Le secteur bancaire est particulièrement exposé aux critiques du collectif Génération précaire: "ils abusent des stagiaires", insiste Ophélie Latil. D'après le bilan social 2012 de BNP Paribas, la banque avait 2.659 stagiaires et 1.464 jeunes en alternance ou sous contrat de professionnalisation, sur un effectif total de 43.398 salariés en France. Du côté de la Société Générale, une polémique avait éclaté en 2011 suite à la révélation dans leur bilan social de la présence de 11.241 stagiaires et 583 contrats d'apprentissage, soit 21% de ses effectifs. Echaudée par cette mauvaise publicité, le groupe bancaire ne mentionne plus le nombre de ses stagiaires dans son dernier bilan social. Il est seulement indiqué que 2.800 jeunes étaient en VIE ou en alternance en 2012.

>> Lire: Ces banques qui épuisent leurs stagiaires

Mais le secteur bancaire n'est pas le seul à recourir à un grand nombre de stagiaires. L'Oréal, le 1er groupe de cosmétiques au monde, comptait 1.439 stagiaires et 613 alternants en 2012, sur environ 12.000 salariés en France. Orange, ex-France Télécom, formait 2.395 stagiaires, 2.487 apprentis et 739 contrats de professionnalisation en 2012 sur 100.000 salariés. L'édition, les médias, la mode sont aussi régulièrement accusés d'utiliser trop de stagiaires. 

Une législation renforcée

Pour éviter ces abus, la législation encadrant les stages a été renforcée cet été. Les nouvelles dispositions de la loi indiquent que "le stage correspond à une période temporaire de mise en situation en milieu professionnel au cours de laquelle l'étudiant acquiert des compétences professionnelles qui mettent en œuvre les acquis de sa formation en vue de l'obtention d'un diplôme ou d'une certification" et que "les stages ne peuvent pas avoir pour objet l'exécution d'une tâche régulière correspondant à un poste de travail permanent". Aussi, la durée des stages ne pourra plus excéder 6 mois, avec un délai de carence de 2 mois pour en embaucher un nouveau.

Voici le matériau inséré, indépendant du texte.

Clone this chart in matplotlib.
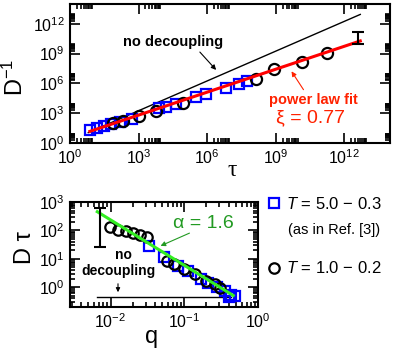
import numpy as np
import matplotlib
matplotlib.use('Agg')
import matplotlib.pyplot as plt
from matplotlib.ticker import FixedLocator, FuncFormatter, NullFormatter

plt.rcParams['font.family'] = ['Liberation Sans', 'DejaVu Sans']
plt.rcParams['mathtext.fontset'] = 'custom'
plt.rcParams['mathtext.rm'] = 'Liberation Sans'
plt.rcParams['mathtext.it'] = 'Liberation Sans:italic'

# ---- top panel data (log10 values) ----
tau_sq = [0.87, 1.17, 1.48, 1.78, 2.17, 2.70, 3.91, 4.22, 4.65, 5.52, 5.96, 6.83, 7.39, 7.74]
dinv_sq = [1.30, 1.55, 1.70, 1.90, 2.15, 2.45, 3.50, 3.65, 3.97, 4.60, 4.90, 5.50, 5.95, 6.25]
tau_ci = [1.88, 2.32, 3.04, 3.78, 4.93, 8.14, 8.91, 10.14, 11.23]
dinv_ci = [1.97, 2.23, 2.70, 3.20, 4.03, 6.47, 7.47, 8.20, 9.07]
tau_err, dinv_err, dinv_err_half = 12.6, 10.55, 0.6
fit_tau = [0.87, 12.7]
xi, fit_amp = 0.77, 0.5
nodec_tau = [0.8, 12.7]
nodec_off = 0.25

# ---- bottom panel data ----
q_sq = [-1.48, -1.27, -1.09, -0.95, -0.77, -0.68, -0.56, -0.45, -0.39, -0.36, -0.31]
dt_sq = [1.46, 1.07, 0.75, 0.57, 0.27, 0.15, 0.00, -0.14, -0.36, -0.26, -0.32]
q_ci = [-2.01, -1.90, -1.79, -1.69, -1.60, -1.50, -1.23, -1.135, -1.00, -0.86, -0.70, -0.59, -0.52]
dt_ci = [2.12, 2.03, 1.97, 1.90, 1.82, 1.76, 0.93, 0.81, 0.63, 0.45, 0.21, 0.10, -0.03]
q_err, dt_err, dt_err_half = -2.14, 2.10, 0.69
alpha, alpha_amp = 1.6, -0.83
alpha_q = [-2.18, -0.335]
nodec_q, nodec_dt = [-2.18, -0.36], -0.36

W, H = 395, 350
fig = plt.figure(figsize=(W / 100, H / 100), dpi=100)


def fx(x):
    return x / W


def fy(y):
    return 1 - y / H


def style_axes(ax):
    for s in ax.spines.values():
        s.set_linewidth(1.5)
    ax.tick_params(which='both', direction='in', top=True, right=True, width=1.2)
    ax.tick_params(which='major', length=7, labelsize=11.5, pad=4)
    ax.tick_params(which='minor', length=3.5)


def sci(v, pos):
    return r'$10^{%d}$' % round(np.log10(v))


# ================= top panel =================
ax1 = fig.add_axes([fx(70), fy(143), fx(390) - fx(70), fy(4) - fy(143)])
ax1.set_xscale('log')
ax1.set_yscale('log')

t = 10 ** np.array(nodec_tau)
ax1.plot(t, t * 10 ** nodec_off, color='black', lw=1.0, zorder=1)
ax1.plot(10 ** np.array(tau_sq), 10 ** np.array(dinv_sq), 's', ms=7, mfc='none',
         mec='#0000ff', mew=1.6, zorder=2)
ax1.plot(10 ** np.array(tau_ci), 10 ** np.array(dinv_ci), 'o', ms=8, mfc='none',
         mec='black', mew=1.6, zorder=3)
tf = 10 ** np.array(fit_tau)
ax1.plot(tf, 10 ** fit_amp * tf ** xi, color='#ff0000', lw=2.2, zorder=4)
ax1.errorbar([10 ** tau_err], [10 ** dinv_err],
             yerr=[[10 ** dinv_err - 10 ** (dinv_err - dinv_err_half)],
                   [10 ** (dinv_err + dinv_err_half) - 10 ** dinv_err]],
             fmt='none', ecolor='black', elinewidth=1.5, capsize=4, capthick=1.5, zorder=5)

ax1.set_xlim(1, 1e14)
ax1.set_ylim(1, 1e14)
maj = 10.0 ** np.arange(0, 15, 3)
mnr = np.concatenate([k * maj for k in range(2, 10)])
for axis in (ax1.xaxis, ax1.yaxis):
    axis.set_major_locator(FixedLocator(maj))
    axis.set_minor_locator(FixedLocator(mnr))
    axis.set_major_formatter(FuncFormatter(sci))
    axis.set_minor_formatter(NullFormatter())
style_axes(ax1)

fig.text(fx(15), fy(77), r'D$^{\mathregular{-1}}$', fontsize=17, rotation=90, ha='center', va='center')
fig.text(fx(232), fy(171), 'τ', fontsize=17, family='Liberation Serif', ha='center', va='center')

fig.text(fx(173), fy(42), 'no decoupling', fontsize=10.5, fontweight='bold', ha='center', va='center')
ax1.annotate('', xy=(218, H - 72), xycoords='figure pixels', xytext=(198, H - 50),
             textcoords='figure pixels',
             arrowprops=dict(arrowstyle='-|>', color='black', lw=0.8, mutation_scale=7))
fig.text(fx(313), fy(100), 'power law fit', fontsize=10.5, fontweight='bold', color='#ff2200',
         ha='center', va='center')
fig.text(fx(310), fy(118), 'ξ = 0.77', fontsize=14, color='#ff2200', ha='center', va='center')
ax1.annotate('', xy=(290, H - 69), xycoords='figure pixels', xytext=(305, H - 92),
             textcoords='figure pixels',
             arrowprops=dict(arrowstyle='-|>', color='#ff2200', lw=0.8, mutation_scale=7))

# ================= bottom panel =================
ax2 = fig.add_axes([fx(70), fy(307), fx(258) - fx(70), fy(202) - fy(307)])
ax2.set_xscale('log')
ax2.set_yscale('log')

ax2.plot(10 ** np.array(nodec_q), [10 ** nodec_dt] * 2, color='black', lw=1.0, zorder=1)
h_sq, = ax2.plot(10 ** np.array(q_sq), 10 ** np.array(dt_sq), 's', ms=7, mfc='none',
                 mec='#0000ff', mew=1.6, zorder=2)
h_ci, = ax2.plot(10 ** np.array(q_ci), 10 ** np.array(dt_ci), 'o', ms=7.5, mfc='none',
                 mec='black', mew=1.6, zorder=3)
qa = 10 ** np.array(alpha_q)
ax2.plot(qa, 10 ** alpha_amp * qa ** (-alpha), color='#33ee22', lw=2.2, zorder=4)
ax2.errorbar([10 ** q_err], [10 ** dt_err],
             yerr=[[10 ** dt_err - 10 ** (dt_err - dt_err_half)],
                   [10 ** (dt_err + dt_err_half) - 10 ** dt_err]],
             fmt='none', ecolor='black', elinewidth=1.5, capsize=4, capthick=1.5, zorder=5)

ax2.set_xlim(10 ** -2.55, 1)
ax2.set_ylim(0.2, 1000)
ax2.xaxis.set_major_formatter(FuncFormatter(sci))
ax2.yaxis.set_major_formatter(FuncFormatter(sci))
style_axes(ax2)

fig.text(fx(25), fy(248), 'D τ', fontsize=17, rotation=90, ha='center', va='center')
fig.text(fx(152), fy(337), 'q', fontsize=17, ha='center', va='center')

fig.text(fx(203), fy(223), 'α = 1.6', fontsize=14, color='#229a22', ha='center', va='center')
ax2.annotate('', xy=(158, H - 247), xycoords='figure pixels', xytext=(192, H - 232),
             textcoords='figure pixels',
             arrowprops=dict(arrowstyle='-|>', color='#229a22', lw=0.8, mutation_scale=7))
fig.text(fx(123), fy(255), 'no', fontsize=10, fontweight='bold', ha='center', va='center')
fig.text(fx(118), fy(271), 'decoupling', fontsize=10, fontweight='bold', ha='center', va='center')
ax2.annotate('', xy=(118, H - 295), xycoords='figure pixels', xytext=(118, H - 281),
             textcoords='figure pixels',
             arrowprops=dict(arrowstyle='-|>', color='black', lw=0.8, mutation_scale=6))

leg = fig.legend([h_sq, h_ci], [r'$T$ = 5.0 − 0.3', r'$T$ = 1.0 − 0.2'],
                 loc='upper left', bbox_to_anchor=(fx(268), fy(196)), frameon=False,
                 fontsize=12, handlelength=0.7, handletextpad=0.4, labelspacing=2.9,
                 borderpad=0, borderaxespad=0)
fig.text(fx(288), fy(230), '(as in Ref. [3])', fontsize=10.5, ha='left', va='center')

fig.savefig('out.png', dpi=100)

D'ici à la fin de l'année, Geneviève Fioraso, la ministre de l'Enseignement supérieur et de la Recherche et Michel Sapin, le ministre du Travail, vont présenter un projet de loi instaurant un quota de stagiaires dans les entreprises. Certaines sources proches du dossier évoquent le chiffre de 10% maximum de stagiaires dans les effectifs d'une société. 

En attendant cette loi, sur Internet, la "génération Y" a choisi le Tumblr comme défouloir. Ils se lâchent en gif sur "Vis ma vie de stagiaire", "Quand tu es stagiaire", "Les joies du stagiaire" et "Urgent recherche stagiaire". Mieux vaut en rire qu'en pleurer.